Restate the data below word for word. Skip any images it contains.

★ ★ ★ ★ ★ ★ ★

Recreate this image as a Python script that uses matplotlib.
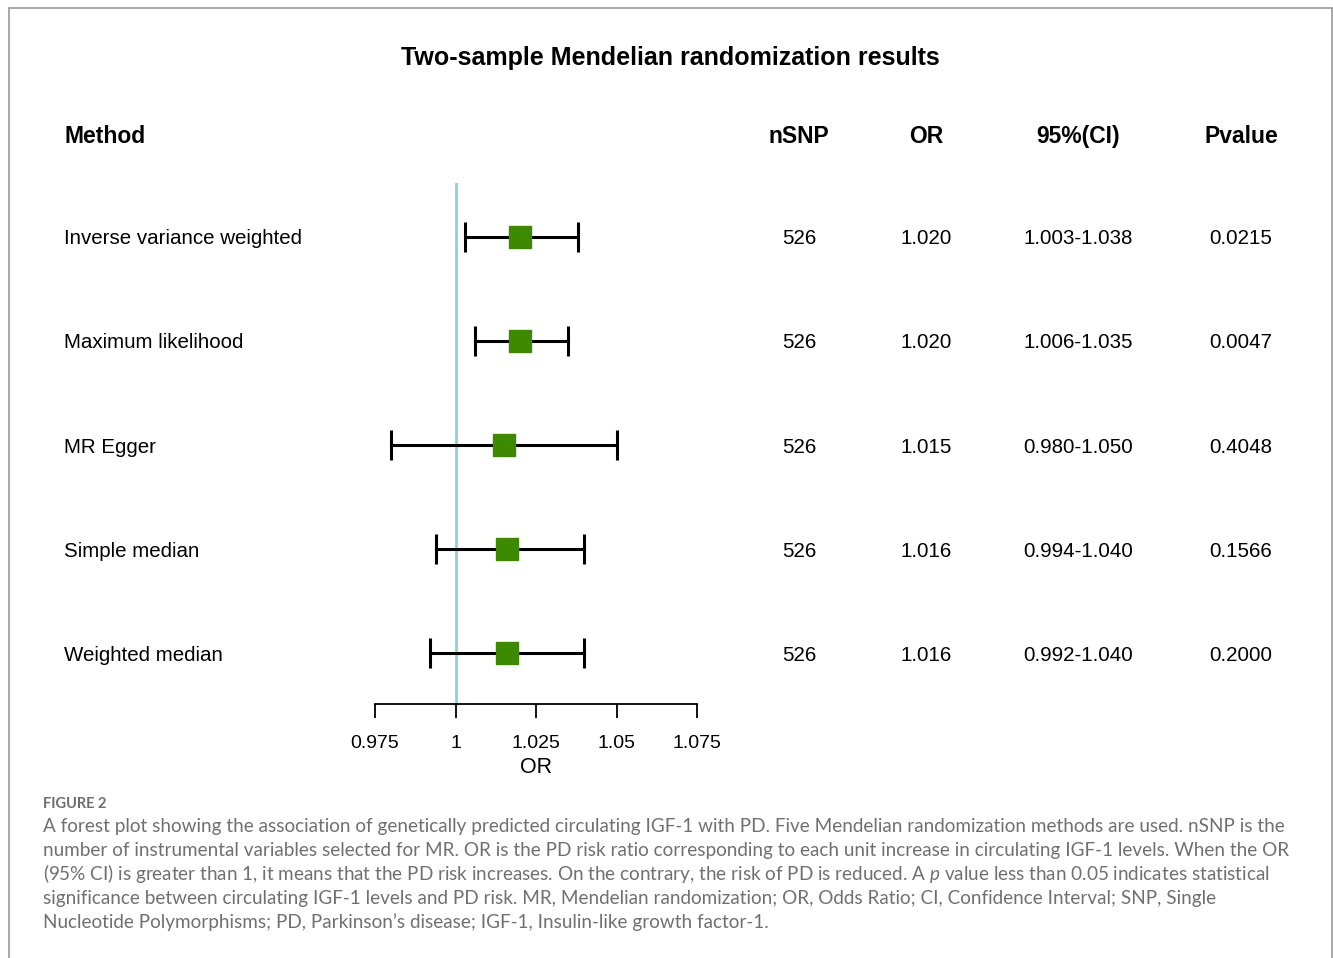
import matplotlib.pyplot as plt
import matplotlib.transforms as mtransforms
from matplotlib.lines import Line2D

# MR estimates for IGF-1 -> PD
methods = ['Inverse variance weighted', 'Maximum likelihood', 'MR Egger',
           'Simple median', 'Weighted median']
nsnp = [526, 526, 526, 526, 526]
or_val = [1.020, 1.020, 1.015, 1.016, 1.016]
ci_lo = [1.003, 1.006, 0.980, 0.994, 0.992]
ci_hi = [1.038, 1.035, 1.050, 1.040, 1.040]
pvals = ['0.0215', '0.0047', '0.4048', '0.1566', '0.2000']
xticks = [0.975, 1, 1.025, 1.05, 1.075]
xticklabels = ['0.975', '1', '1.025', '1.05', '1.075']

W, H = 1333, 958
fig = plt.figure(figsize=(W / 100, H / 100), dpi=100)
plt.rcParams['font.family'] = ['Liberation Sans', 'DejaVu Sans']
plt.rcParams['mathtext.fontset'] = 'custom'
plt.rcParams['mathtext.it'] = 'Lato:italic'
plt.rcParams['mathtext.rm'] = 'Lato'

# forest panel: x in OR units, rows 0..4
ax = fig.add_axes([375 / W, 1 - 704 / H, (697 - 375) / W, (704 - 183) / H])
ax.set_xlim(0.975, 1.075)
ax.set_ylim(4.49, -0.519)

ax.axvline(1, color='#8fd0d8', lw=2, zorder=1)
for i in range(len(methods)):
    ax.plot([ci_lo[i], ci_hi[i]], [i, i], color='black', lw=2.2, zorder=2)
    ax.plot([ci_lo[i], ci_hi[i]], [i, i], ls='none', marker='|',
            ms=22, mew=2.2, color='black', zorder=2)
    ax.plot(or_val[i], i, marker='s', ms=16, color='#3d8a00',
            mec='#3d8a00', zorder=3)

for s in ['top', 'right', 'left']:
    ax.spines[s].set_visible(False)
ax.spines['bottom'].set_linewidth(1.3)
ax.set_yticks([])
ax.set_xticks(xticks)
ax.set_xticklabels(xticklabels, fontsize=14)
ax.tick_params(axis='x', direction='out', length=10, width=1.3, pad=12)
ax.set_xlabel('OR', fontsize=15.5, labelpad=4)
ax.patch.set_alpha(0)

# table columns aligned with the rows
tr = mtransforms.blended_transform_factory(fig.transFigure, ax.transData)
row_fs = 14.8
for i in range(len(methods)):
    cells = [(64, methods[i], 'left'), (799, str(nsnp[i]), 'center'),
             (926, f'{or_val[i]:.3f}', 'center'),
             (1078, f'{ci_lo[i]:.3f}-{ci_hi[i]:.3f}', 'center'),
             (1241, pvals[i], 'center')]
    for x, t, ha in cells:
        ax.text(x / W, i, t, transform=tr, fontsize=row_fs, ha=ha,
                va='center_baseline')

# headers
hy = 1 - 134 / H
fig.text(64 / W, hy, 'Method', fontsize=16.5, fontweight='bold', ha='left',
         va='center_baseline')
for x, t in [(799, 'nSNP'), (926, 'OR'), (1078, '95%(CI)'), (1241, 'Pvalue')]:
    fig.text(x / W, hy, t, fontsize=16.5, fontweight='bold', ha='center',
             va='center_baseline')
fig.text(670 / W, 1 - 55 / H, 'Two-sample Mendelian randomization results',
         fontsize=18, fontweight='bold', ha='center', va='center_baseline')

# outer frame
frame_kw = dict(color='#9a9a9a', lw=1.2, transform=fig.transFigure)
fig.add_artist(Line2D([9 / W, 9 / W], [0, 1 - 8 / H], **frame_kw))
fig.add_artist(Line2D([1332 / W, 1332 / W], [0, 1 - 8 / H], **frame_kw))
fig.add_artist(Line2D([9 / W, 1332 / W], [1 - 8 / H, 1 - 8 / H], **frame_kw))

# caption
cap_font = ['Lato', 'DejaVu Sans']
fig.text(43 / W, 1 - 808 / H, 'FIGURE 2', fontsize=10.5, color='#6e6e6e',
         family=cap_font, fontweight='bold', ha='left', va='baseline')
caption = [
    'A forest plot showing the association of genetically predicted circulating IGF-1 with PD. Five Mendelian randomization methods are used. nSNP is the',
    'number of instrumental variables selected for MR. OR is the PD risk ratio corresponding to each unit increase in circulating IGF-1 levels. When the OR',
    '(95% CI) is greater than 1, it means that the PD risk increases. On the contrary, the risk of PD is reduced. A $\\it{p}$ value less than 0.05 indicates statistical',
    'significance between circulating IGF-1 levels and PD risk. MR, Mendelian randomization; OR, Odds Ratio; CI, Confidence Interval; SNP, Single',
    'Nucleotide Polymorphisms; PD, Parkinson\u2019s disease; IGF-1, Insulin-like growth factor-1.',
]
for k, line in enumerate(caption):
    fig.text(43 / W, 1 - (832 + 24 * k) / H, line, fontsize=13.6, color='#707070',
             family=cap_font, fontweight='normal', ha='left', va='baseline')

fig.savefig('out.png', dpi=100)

★ ★ ★ ★ ★ ★ ★

▶ [Exercise output]
Recreate this image as a Python script that uses matplotlib.
import matplotlib.pyplot as plt
import matplotlib.transforms as mtransforms
from matplotlib.lines import Line2D

# MR estimates for IGF-1 -> PD
methods = ['Inverse variance weighted', 'Maximum likelihood', 'MR Egger',
           'Simple median', 'Weighted median']
nsnp = [526, 526, 526, 526, 526]
or_val = [1.020, 1.020, 1.015, 1.016, 1.016]
ci_lo = [1.003, 1.006, 0.980, 0.994, 0.992]
ci_hi = [1.038, 1.035, 1.050, 1.040, 1.040]
pvals = ['0.0215', '0.0047', '0.4048', '0.1566', '0.2000']
xticks = [0.975, 1, 1.025, 1.05, 1.075]
xticklabels = ['0.975', '1', '1.025', '1.05', '1.075']

W, H = 1333, 958
fig = plt.figure(figsize=(W / 100, H / 100), dpi=100)
plt.rcParams['font.family'] = ['Liberation Sans', 'DejaVu Sans']
plt.rcParams['mathtext.fontset'] = 'custom'
plt.rcParams['mathtext.it'] = 'Lato:italic'
plt.rcParams['mathtext.rm'] = 'Lato'

# forest panel: x in OR units, rows 0..4
ax = fig.add_axes([375 / W, 1 - 704 / H, (697 - 375) / W, (704 - 183) / H])
ax.set_xlim(0.975, 1.075)
ax.set_ylim(4.49, -0.519)

ax.axvline(1, color='#8fd0d8', lw=2, zorder=1)
for i in range(len(methods)):
    ax.plot([ci_lo[i], ci_hi[i]], [i, i], color='black', lw=2.2, zorder=2)
    ax.plot([ci_lo[i], ci_hi[i]], [i, i], ls='none', marker='|',
            ms=22, mew=2.2, color='black', zorder=2)
    ax.plot(or_val[i], i, marker='s', ms=16, color='#3d8a00',
            mec='#3d8a00', zorder=3)

for s in ['top', 'right', 'left']:
    ax.spines[s].set_visible(False)
ax.spines['bottom'].set_linewidth(1.3)
ax.set_yticks([])
ax.set_xticks(xticks)
ax.set_xticklabels(xticklabels, fontsize=14)
ax.tick_params(axis='x', direction='out', length=10, width=1.3, pad=12)
ax.set_xlabel('OR', fontsize=15.5, labelpad=4)
ax.patch.set_alpha(0)

# table columns aligned with the rows
tr = mtransforms.blended_transform_factory(fig.transFigure, ax.transData)
row_fs = 14.8
for i in range(len(methods)):
    cells = [(64, methods[i], 'left'), (799, str(nsnp[i]), 'center'),
             (926, f'{or_val[i]:.3f}', 'center'),
             (1078, f'{ci_lo[i]:.3f}-{ci_hi[i]:.3f}', 'center'),
             (1241, pvals[i], 'center')]
    for x, t, ha in cells:
        ax.text(x / W, i, t, transform=tr, fontsize=row_fs, ha=ha,
                va='center_baseline')

# headers
hy = 1 - 134 / H
fig.text(64 / W, hy, 'Method', fontsize=16.5, fontweight='bold', ha='left',
         va='center_baseline')
for x, t in [(799, 'nSNP'), (926, 'OR'), (1078, '95%(CI)'), (1241, 'Pvalue')]:
    fig.text(x / W, hy, t, fontsize=16.5, fontweight='bold', ha='center',
             va='center_baseline')
fig.text(670 / W, 1 - 55 / H, 'Two-sample Mendelian randomization results',
         fontsize=18, fontweight='bold', ha='center', va='center_baseline')

# outer frame
frame_kw = dict(color='#9a9a9a', lw=1.2, transform=fig.transFigure)
fig.add_artist(Line2D([9 / W, 9 / W], [0, 1 - 8 / H], **frame_kw))
fig.add_artist(Line2D([1332 / W, 1332 / W], [0, 1 - 8 / H], **frame_kw))
fig.add_artist(Line2D([9 / W, 1332 / W], [1 - 8 / H, 1 - 8 / H], **frame_kw))

# caption
cap_font = ['Lato', 'DejaVu Sans']
fig.text(43 / W, 1 - 808 / H, 'FIGURE 2', fontsize=10.5, color='#6e6e6e',
         family=cap_font, fontweight='bold', ha='left', va='baseline')
caption = [
    'A forest plot showing the association of genetically predicted circulating IGF-1 with PD. Five Mendelian randomization methods are used. nSNP is the',
    'number of instrumental variables selected for MR. OR is the PD risk ratio corresponding to each unit increase in circulating IGF-1 levels. When the OR',
    '(95% CI) is greater than 1, it means that the PD risk increases. On the contrary, the risk of PD is reduced. A $\\it{p}$ value less than 0.05 indicates statistical',
    'significance between circulating IGF-1 levels and PD risk. MR, Mendelian randomization; OR, Odds Ratio; CI, Confidence Interval; SNP, Single',
    'Nucleotide Polymorphisms; PD, Parkinson\u2019s disease; IGF-1, Insulin-like growth factor-1.',
]
for k, line in enumerate(caption):
    fig.text(43 / W, 1 - (832 + 24 * k) / H, line, fontsize=13.6, color='#707070',
             family=cap_font, fontweight='normal', ha='left', va='baseline')

fig.savefig('out.png', dpi=100)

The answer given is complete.